Artwork of the Month - August 2017
1960 or 1961
Oil on canvas
183.5 x 122.4 cm / 72¼ x 48¼ in
Sir Alan and Lady Bowness
It was the only recent painting singled out by John Russell in his catalogue introduction to the exhibition, observing that by now Scott’s ‘American experience has at last worked itself out directly,’ and that ‘among his friends, it is to Rothko, rather than to Kline, that Scott is nearest.’ Russell goes on to say, ‘But even in a picture like “Ocean” which comes very close to Rothko, the painter’s own personality has the last word, with graffiti-like markings to relate the picture to the life of the street and the wraiths of Scott’s batterie de cuisine to remind us that we are, after all, three thousand miles away from New York.’ Pierre Rouve, writing about the exhibition in Arts Review, linked Scott with Roger Hilton, ‘that solitary master of the laconic statement’. ‘Their world,’ Rouve continued, ‘is not the rarefied atmosphere of formal permutations, it is the domain of man aware of his earthly nobility.
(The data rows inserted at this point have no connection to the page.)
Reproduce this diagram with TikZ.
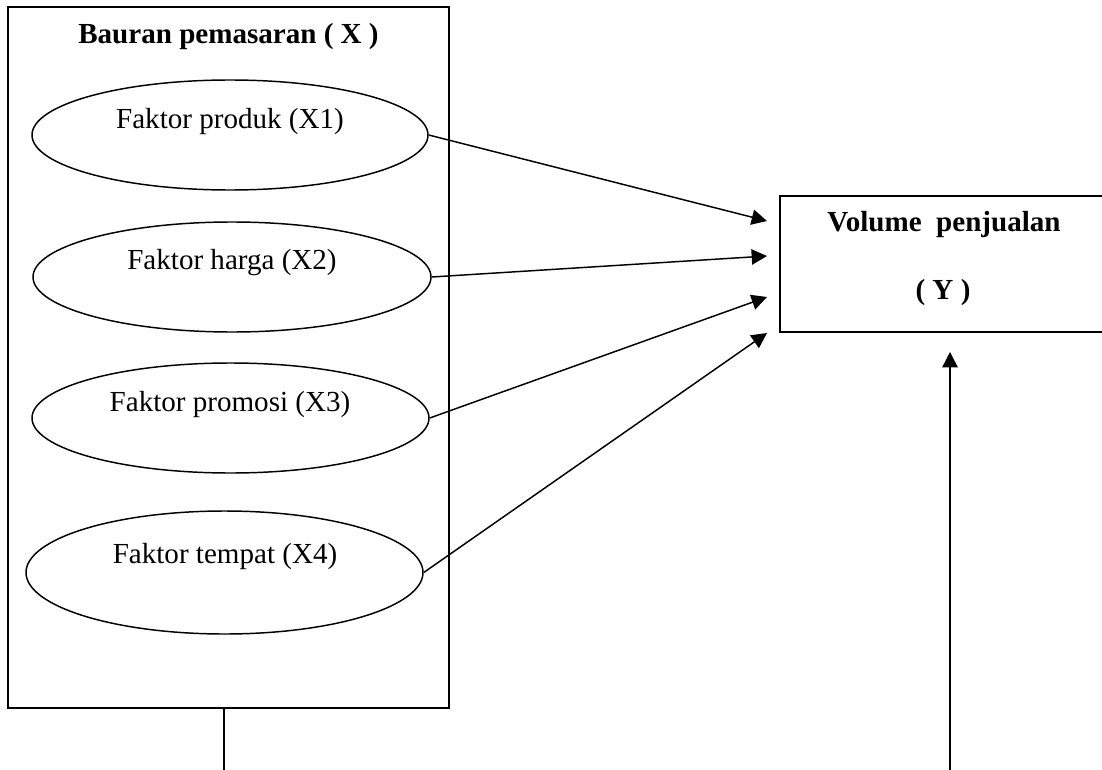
\documentclass[tikz,border=0pt]{standalone}
\usepackage{fontspec}
\setmainfont{Liberation Serif}
\usetikzlibrary{arrows.meta,shapes.geometric}
\begin{document}
\begin{tikzpicture}[x=0.75pt,y=-0.75pt,
  every node/.style={font=\fontsize{21.8}{26}\selectfont},
  frame/.style={draw,line width=1.1pt},
  oval/.style={draw,ellipse,line width=1.1pt,inner sep=0pt},
  lbl/.style={inner sep=0pt,anchor=center},
  conn/.style={line width=1.1pt,-{Triangle[length=11.5pt,width=11.5pt]}},
  plain/.style={line width=1.1pt}]
\useasboundingbox (0,0) rectangle (1102,770);
\clip (0,0) rectangle (1102,770);
% left box
\node[frame,minimum width=441*0.75pt,minimum height=701*0.75pt,inner sep=0pt] (bx) at (228.5,357.5) {};
\node[lbl,font=\fontsize{21.8}{26}\selectfont\bfseries] (tx) at (228.5,37) {Bauran pemasaran ( X )};
% ellipses
\node[oval,minimum width=396*0.75pt,minimum height=110*0.75pt] (e1) at (230,135) {};
\node[lbl] (l1) at (230,122) {Faktor produk (X1)};
\node[oval,minimum width=398*0.75pt,minimum height=110*0.75pt] (e2) at (232,277) {};
\node[lbl] (l2) at (232,263) {Faktor harga (X2)};
\node[oval,minimum width=397*0.75pt,minimum height=110*0.75pt] (e3) at (230.5,418) {};
\node[lbl] (l3) at (230,405) {Faktor promosi (X3)};
\node[oval,minimum width=397*0.75pt,minimum height=123*0.75pt] (e4) at (224.5,572.5) {};
\node[lbl] (l4) at (225,557) {Faktor tempat (X4)};
% right box
\node[frame,minimum width=340*0.75pt,minimum height=136*0.75pt,inner sep=0pt] (by) at (950,264) {};
\node[lbl,font=\fontsize{21.8}{26}\selectfont\bfseries] (ty1) at (944,225) {Volume\ \ penjualan};
\node[lbl,font=\fontsize{21.8}{26}\selectfont\bfseries] (ty2) at (943,293) {( Y )};
% arrow tips
\coordinate (t1) at (767,221);
\coordinate (t2) at (767,256);
\coordinate (t3) at (767,297);
\coordinate (t4) at (767,333);
\draw[conn] (e1.east) -- (t1);
\draw[conn] (e2.east) -- (t2);
\draw[conn] (e3.east) -- (t3);
\draw[conn] (e4.east) -- (t4);
% bottom lines
\coordinate (bl) at (224,772);
\draw[plain] (bx.south -| bl) -- (bl);
\coordinate (br) at (950,772);
\coordinate (yt) at (950,352);
\draw[conn] (br) -- (yt);
\end{tikzpicture}
\end{document}
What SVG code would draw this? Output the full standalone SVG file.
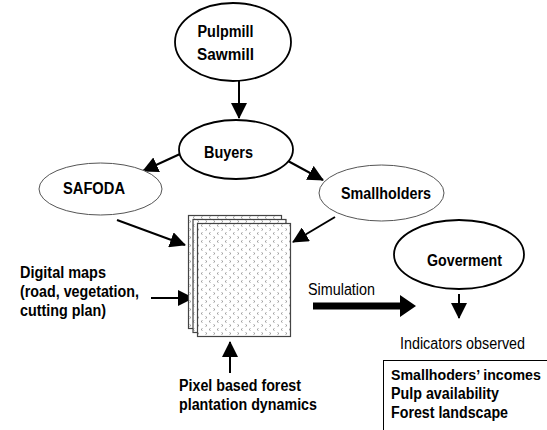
<svg xmlns="http://www.w3.org/2000/svg" width="547" height="430" viewBox="0 0 547 430">
<style>
.bg{fill:#fff}
.strong{fill:#fff;stroke:#000;stroke-width:1.8}
.thin{fill:#fff;stroke:#555;stroke-width:1}
.lbl{font-family:"Liberation Sans",Arial,sans-serif;font-size:16px;font-weight:bold;fill:#000}
.reg{font-family:"Liberation Sans",Arial,sans-serif;font-size:16px;fill:#000}
.conn{stroke:#000;stroke-width:2;fill:none;marker-end:url(#ah)}
.sheet{fill:url(#dots);stroke:#444;stroke-width:1.2}
</style>
<defs>
<marker id="ah" viewBox="0 0 16 16" markerWidth="16" markerHeight="16" refX="15" refY="8" orient="auto" markerUnits="userSpaceOnUse">
<path d="M0,0 L16,8 L0,16 Z" fill="#000"/>
</marker>
<pattern id="dots" width="8" height="8" patternUnits="userSpaceOnUse">
<rect width="8" height="8" fill="#fff"/>
<path d="M2.5,0.5 L1,1.5 L2.5,2.5" stroke="#888" stroke-width="0.8" fill="none"/>
<path d="M5.5,4.5 L7,5.5 L5.5,6.5" stroke="#888" stroke-width="0.8" fill="none"/>
</pattern>
</defs>
<rect class="bg" width="547" height="430"/>

<g id="connectors">
<line class="conn" x1="239" y1="81" x2="239" y2="118"/>
<line class="conn" x1="180" y1="154" x2="143" y2="171"/>
<line class="conn" x1="288" y1="161" x2="323" y2="180"/>
<line class="conn" x1="117" y1="220" x2="185" y2="245"/>
<line class="conn" x1="335" y1="217" x2="293" y2="242"/>
<line class="conn" x1="151" y1="298" x2="193" y2="298"/>
<line class="conn" x1="230" y1="373" x2="230" y2="342"/>
<line class="conn" x1="459" y1="294" x2="459" y2="318"/>
<polygon points="313,302.5 400,302.5 400,295 416,306 400,317 400,309.5 313,309.5" fill="#000"/>
</g>

<g id="pulpmill">
<ellipse class="strong" cx="233" cy="42" rx="58" ry="39"/>
<text class="lbl" x="225.5" y="37" text-anchor="middle" textLength="56" lengthAdjust="spacingAndGlyphs">Pulpmill</text>
<text class="lbl" x="225.5" y="60" text-anchor="middle" textLength="57" lengthAdjust="spacingAndGlyphs">Sawmill</text>
</g>

<g id="buyers">
<ellipse class="strong" cx="236" cy="149.5" rx="57" ry="29.5"/>
<text class="lbl" x="228.5" y="158" text-anchor="middle" textLength="49" lengthAdjust="spacingAndGlyphs">Buyers</text>
</g>

<g id="safoda">
<ellipse class="thin" cx="100.5" cy="189" rx="61.5" ry="26"/>
<text class="lbl" x="94" y="194" text-anchor="middle" textLength="62" lengthAdjust="spacingAndGlyphs">SAFODA</text>
</g>

<g id="smallholders">
<ellipse class="thin" cx="381.5" cy="193" rx="62.5" ry="28"/>
<text class="lbl" x="386" y="199" text-anchor="middle" textLength="90" lengthAdjust="spacingAndGlyphs">Smallholders</text>
</g>

<g id="goverment">
<ellipse class="strong" cx="459" cy="254.5" rx="65" ry="34.5"/>
<text class="lbl" x="464.5" y="266" text-anchor="middle" textLength="75" lengthAdjust="spacingAndGlyphs">Goverment</text>
</g>

<g id="stack">
<rect class="sheet" x="188.5" y="215.5" width="93" height="113"/>
<rect class="sheet" x="193" y="219.5" width="93" height="113"/>
<rect class="sheet" x="197.5" y="223.5" width="93" height="113"/>
</g>

<g id="digital-maps">
<text class="lbl" x="20" y="278" textLength="86" lengthAdjust="spacingAndGlyphs">Digital maps</text>
<text class="lbl" x="20" y="297" textLength="119" lengthAdjust="spacingAndGlyphs">(road, vegetation,</text>
<text class="lbl" x="20" y="316" textLength="86" lengthAdjust="spacingAndGlyphs">cutting plan)</text>
</g>

<g id="pixel">
<text class="lbl" x="179" y="391" textLength="122" lengthAdjust="spacingAndGlyphs">Pixel based forest</text>
<text class="lbl" x="179" y="410" textLength="138" lengthAdjust="spacingAndGlyphs">plantation dynamics</text>
</g>

<g id="simulation">
<text class="reg" x="308" y="295" textLength="67" lengthAdjust="spacingAndGlyphs">Simulation</text>
</g>

<g id="indicators">
<text class="reg" x="400" y="349" textLength="125" lengthAdjust="spacingAndGlyphs">Indicators observed</text>
</g>

<g id="indicator-box">
<rect x="383.5" y="360.5" width="170" height="80" fill="#fff" stroke="#000" stroke-width="1"/>
<text class="lbl" x="391" y="380" style="font-size:14.2px">Smallhoders’ incomes</text>
<text class="lbl" x="391" y="399" textLength="108" lengthAdjust="spacingAndGlyphs">Pulp availability</text>
<text class="lbl" x="391" y="418" textLength="117" lengthAdjust="spacingAndGlyphs">Forest landscape</text>
</g>
</svg>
That is why there is such a heavy load of unadulterated, contagious emotion in Scott’s graphic directness in Circles Diminishing [another painting of 1961] – or in the vibrating wide expanse of Ocean. Stern dignity and absolute honesty merge in an almost religious impact; a religion without idols and without pomp, a religion of the earth, stark and solemn.’
Scott himself showed a slide of the painting in the lecture he recorded for the British Council in 1927, citing Ocean as one of the titles that expressed ‘the mood I was in at that time’, a mood that, as he had explained earlier, came out of the process of ‘looking beyond European art to more ancient cultures: Egypt and Greece’.